> _Data block_
---
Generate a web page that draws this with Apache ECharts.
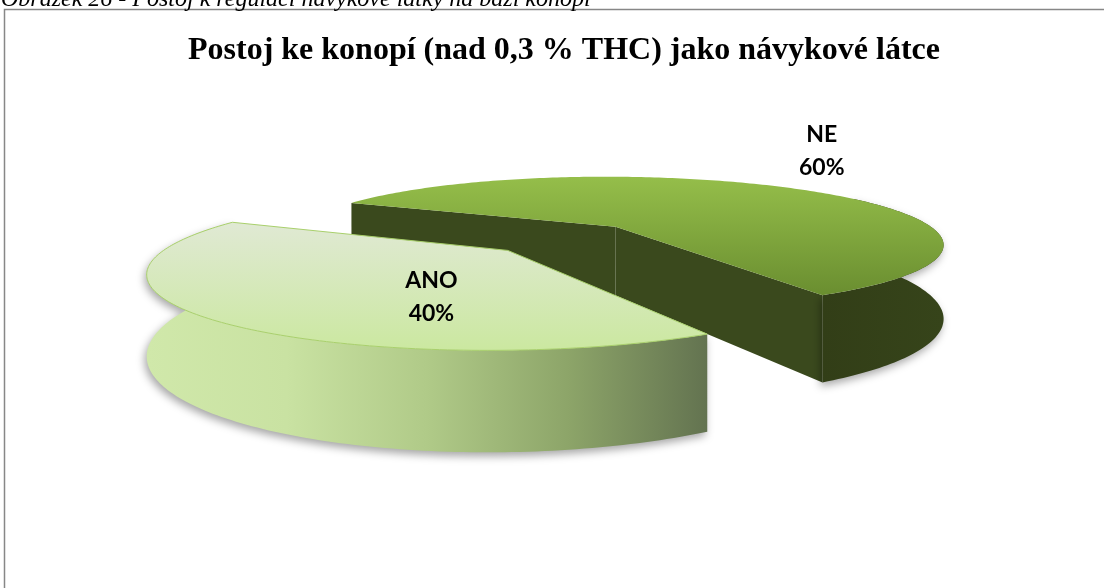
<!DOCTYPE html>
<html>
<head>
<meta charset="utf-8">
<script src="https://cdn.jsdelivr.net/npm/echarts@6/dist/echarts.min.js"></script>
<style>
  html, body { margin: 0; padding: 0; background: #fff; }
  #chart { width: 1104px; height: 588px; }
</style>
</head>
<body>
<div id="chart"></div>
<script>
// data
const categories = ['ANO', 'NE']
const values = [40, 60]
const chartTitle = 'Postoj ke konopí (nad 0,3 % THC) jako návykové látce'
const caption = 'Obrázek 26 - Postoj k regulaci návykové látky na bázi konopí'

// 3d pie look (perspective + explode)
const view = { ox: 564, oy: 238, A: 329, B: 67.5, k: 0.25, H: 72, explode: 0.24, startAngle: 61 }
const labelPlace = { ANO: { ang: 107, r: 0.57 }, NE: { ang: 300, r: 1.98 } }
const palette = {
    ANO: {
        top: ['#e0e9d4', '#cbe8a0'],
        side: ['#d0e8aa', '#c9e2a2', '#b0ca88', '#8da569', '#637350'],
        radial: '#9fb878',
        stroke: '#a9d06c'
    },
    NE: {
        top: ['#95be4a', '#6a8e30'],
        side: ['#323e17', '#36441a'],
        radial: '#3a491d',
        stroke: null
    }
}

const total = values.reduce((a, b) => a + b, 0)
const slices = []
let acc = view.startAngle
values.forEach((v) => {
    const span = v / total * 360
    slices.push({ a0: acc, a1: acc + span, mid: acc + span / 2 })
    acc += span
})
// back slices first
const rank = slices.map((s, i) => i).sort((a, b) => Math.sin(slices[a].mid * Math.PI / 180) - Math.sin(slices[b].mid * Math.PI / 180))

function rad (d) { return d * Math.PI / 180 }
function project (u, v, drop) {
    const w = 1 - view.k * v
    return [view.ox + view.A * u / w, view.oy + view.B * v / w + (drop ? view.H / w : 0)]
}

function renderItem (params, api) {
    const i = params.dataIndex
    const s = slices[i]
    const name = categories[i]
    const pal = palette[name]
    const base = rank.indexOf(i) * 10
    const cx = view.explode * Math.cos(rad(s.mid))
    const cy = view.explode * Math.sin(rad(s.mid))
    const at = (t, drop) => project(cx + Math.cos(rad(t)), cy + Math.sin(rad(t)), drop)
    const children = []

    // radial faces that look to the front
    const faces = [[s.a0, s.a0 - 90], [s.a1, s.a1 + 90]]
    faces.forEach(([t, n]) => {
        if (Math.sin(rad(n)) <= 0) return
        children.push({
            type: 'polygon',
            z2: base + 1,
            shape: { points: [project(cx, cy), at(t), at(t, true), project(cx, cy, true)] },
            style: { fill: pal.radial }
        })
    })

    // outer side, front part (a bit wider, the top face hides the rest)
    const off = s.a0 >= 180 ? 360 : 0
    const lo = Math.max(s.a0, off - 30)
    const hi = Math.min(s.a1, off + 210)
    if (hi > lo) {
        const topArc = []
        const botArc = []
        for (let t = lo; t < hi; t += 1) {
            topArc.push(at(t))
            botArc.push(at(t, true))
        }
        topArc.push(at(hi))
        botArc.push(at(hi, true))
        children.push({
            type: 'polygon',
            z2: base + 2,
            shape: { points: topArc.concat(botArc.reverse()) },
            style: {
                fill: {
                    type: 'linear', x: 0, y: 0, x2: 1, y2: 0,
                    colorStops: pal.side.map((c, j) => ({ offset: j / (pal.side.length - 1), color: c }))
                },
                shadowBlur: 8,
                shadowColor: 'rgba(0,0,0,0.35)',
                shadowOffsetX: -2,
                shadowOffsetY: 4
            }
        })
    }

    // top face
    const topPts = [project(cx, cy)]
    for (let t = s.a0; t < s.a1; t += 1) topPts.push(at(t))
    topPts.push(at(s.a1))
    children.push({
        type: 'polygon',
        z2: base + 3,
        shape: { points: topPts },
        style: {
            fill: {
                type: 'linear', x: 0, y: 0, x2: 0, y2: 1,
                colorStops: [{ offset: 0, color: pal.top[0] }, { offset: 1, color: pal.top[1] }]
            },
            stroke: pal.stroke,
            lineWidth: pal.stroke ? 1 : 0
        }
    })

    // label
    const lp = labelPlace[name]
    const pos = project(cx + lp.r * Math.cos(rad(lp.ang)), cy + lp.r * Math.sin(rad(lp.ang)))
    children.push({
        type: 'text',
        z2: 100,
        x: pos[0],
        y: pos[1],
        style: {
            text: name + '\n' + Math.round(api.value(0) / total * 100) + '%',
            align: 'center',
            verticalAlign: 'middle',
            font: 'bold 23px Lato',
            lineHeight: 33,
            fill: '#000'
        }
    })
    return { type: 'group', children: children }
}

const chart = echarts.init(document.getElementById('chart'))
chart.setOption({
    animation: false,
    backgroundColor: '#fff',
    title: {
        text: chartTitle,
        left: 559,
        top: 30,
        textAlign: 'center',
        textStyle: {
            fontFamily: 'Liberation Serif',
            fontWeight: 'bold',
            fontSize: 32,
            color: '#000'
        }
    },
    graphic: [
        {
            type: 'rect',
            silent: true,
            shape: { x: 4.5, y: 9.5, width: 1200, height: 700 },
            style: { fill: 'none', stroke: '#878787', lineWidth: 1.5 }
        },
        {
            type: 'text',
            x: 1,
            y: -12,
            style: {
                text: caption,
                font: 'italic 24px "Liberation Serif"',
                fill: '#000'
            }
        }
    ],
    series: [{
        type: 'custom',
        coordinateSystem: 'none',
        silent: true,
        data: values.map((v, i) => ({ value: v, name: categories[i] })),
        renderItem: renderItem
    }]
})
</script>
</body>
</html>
---
> _Exercise requirements_
Without the pictures, write out all of the material exactly.

> _Final answer_
Generate a web page that draws this with Apache ECharts.
<!DOCTYPE html>
<html>
<head>
<meta charset="utf-8">
<script src="https://cdn.jsdelivr.net/npm/echarts@6/dist/echarts.min.js"></script>
<style>
  html, body { margin: 0; padding: 0; background: #fff; }
  #chart { width: 1104px; height: 588px; }
</style>
</head>
<body>
<div id="chart"></div>
<script>
// data
const categories = ['ANO', 'NE']
const values = [40, 60]
const chartTitle = 'Postoj ke konopí (nad 0,3 % THC) jako návykové látce'
const caption = 'Obrázek 26 - Postoj k regulaci návykové látky na bázi konopí'

// 3d pie look (perspective + explode)
const view = { ox: 564, oy: 238, A: 329, B: 67.5, k: 0.25, H: 72, explode: 0.24, startAngle: 61 }
const labelPlace = { ANO: { ang: 107, r: 0.57 }, NE: { ang: 300, r: 1.98 } }
const palette = {
    ANO: {
        top: ['#e0e9d4', '#cbe8a0'],
        side: ['#d0e8aa', '#c9e2a2', '#b0ca88', '#8da569', '#637350'],
        radial: '#9fb878',
        stroke: '#a9d06c'
    },
    NE: {
        top: ['#95be4a', '#6a8e30'],
        side: ['#323e17', '#36441a'],
        radial: '#3a491d',
        stroke: null
    }
}

const total = values.reduce((a, b) => a + b, 0)
const slices = []
let acc = view.startAngle
values.forEach((v) => {
    const span = v / total * 360
    slices.push({ a0: acc, a1: acc + span, mid: acc + span / 2 })
    acc += span
})
// back slices first
const rank = slices.map((s, i) => i).sort((a, b) => Math.sin(slices[a].mid * Math.PI / 180) - Math.sin(slices[b].mid * Math.PI / 180))

function rad (d) { return d * Math.PI / 180 }
function project (u, v, drop) {
    const w = 1 - view.k * v
    return [view.ox + view.A * u / w, view.oy + view.B * v / w + (drop ? view.H / w : 0)]
}

function renderItem (params, api) {
    const i = params.dataIndex
    const s = slices[i]
    const name = categories[i]
    const pal = palette[name]
    const base = rank.indexOf(i) * 10
    const cx = view.explode * Math.cos(rad(s.mid))
    const cy = view.explode * Math.sin(rad(s.mid))
    const at = (t, drop) => project(cx + Math.cos(rad(t)), cy + Math.sin(rad(t)), drop)
    const children = []

    // radial faces that look to the front
    const faces = [[s.a0, s.a0 - 90], [s.a1, s.a1 + 90]]
    faces.forEach(([t, n]) => {
        if (Math.sin(rad(n)) <= 0) return
        children.push({
            type: 'polygon',
            z2: base + 1,
            shape: { points: [project(cx, cy), at(t), at(t, true), project(cx, cy, true)] },
            style: { fill: pal.radial }
        })
    })

    // outer side, front part (a bit wider, the top face hides the rest)
    const off = s.a0 >= 180 ? 360 : 0
    const lo = Math.max(s.a0, off - 30)
    const hi = Math.min(s.a1, off + 210)
    if (hi > lo) {
        const topArc = []
        const botArc = []
        for (let t = lo; t < hi; t += 1) {
            topArc.push(at(t))
            botArc.push(at(t, true))
        }
        topArc.push(at(hi))
        botArc.push(at(hi, true))
        children.push({
            type: 'polygon',
            z2: base + 2,
            shape: { points: topArc.concat(botArc.reverse()) },
            style: {
                fill: {
                    type: 'linear', x: 0, y: 0, x2: 1, y2: 0,
                    colorStops: pal.side.map((c, j) => ({ offset: j / (pal.side.length - 1), color: c }))
                },
                shadowBlur: 8,
                shadowColor: 'rgba(0,0,0,0.35)',
                shadowOffsetX: -2,
                shadowOffsetY: 4
            }
        })
    }

    // top face
    const topPts = [project(cx, cy)]
    for (let t = s.a0; t < s.a1; t += 1) topPts.push(at(t))
    topPts.push(at(s.a1))
    children.push({
        type: 'polygon',
        z2: base + 3,
        shape: { points: topPts },
        style: {
            fill: {
                type: 'linear', x: 0, y: 0, x2: 0, y2: 1,
                colorStops: [{ offset: 0, color: pal.top[0] }, { offset: 1, color: pal.top[1] }]
            },
            stroke: pal.stroke,
            lineWidth: pal.stroke ? 1 : 0
        }
    })

    // label
    const lp = labelPlace[name]
    const pos = project(cx + lp.r * Math.cos(rad(lp.ang)), cy + lp.r * Math.sin(rad(lp.ang)))
    children.push({
        type: 'text',
        z2: 100,
        x: pos[0],
        y: pos[1],
        style: {
            text: name + '\n' + Math.round(api.value(0) / total * 100) + '%',
            align: 'center',
            verticalAlign: 'middle',
            font: 'bold 23px Lato',
            lineHeight: 33,
            fill: '#000'
        }
    })
    return { type: 'group', children: children }
}

const chart = echarts.init(document.getElementById('chart'))
chart.setOption({
    animation: false,
    backgroundColor: '#fff',
    title: {
        text: chartTitle,
        left: 559,
        top: 30,
        textAlign: 'center',
        textStyle: {
            fontFamily: 'Liberation Serif',
            fontWeight: 'bold',
            fontSize: 32,
            color: '#000'
        }
    },
    graphic: [
        {
            type: 'rect',
            silent: true,
            shape: { x: 4.5, y: 9.5, width: 1200, height: 700 },
            style: { fill: 'none', stroke: '#878787', lineWidth: 1.5 }
        },
        {
            type: 'text',
            x: 1,
            y: -12,
            style: {
                text: caption,
                font: 'italic 24px "Liberation Serif"',
                fill: '#000'
            }
        }
    ],
    series: [{
        type: 'custom',
        coordinateSystem: 'none',
        silent: true,
        data: values.map((v, i) => ({ value: v, name: categories[i] })),
        renderItem: renderItem
    }]
})
</script>
</body>
</html>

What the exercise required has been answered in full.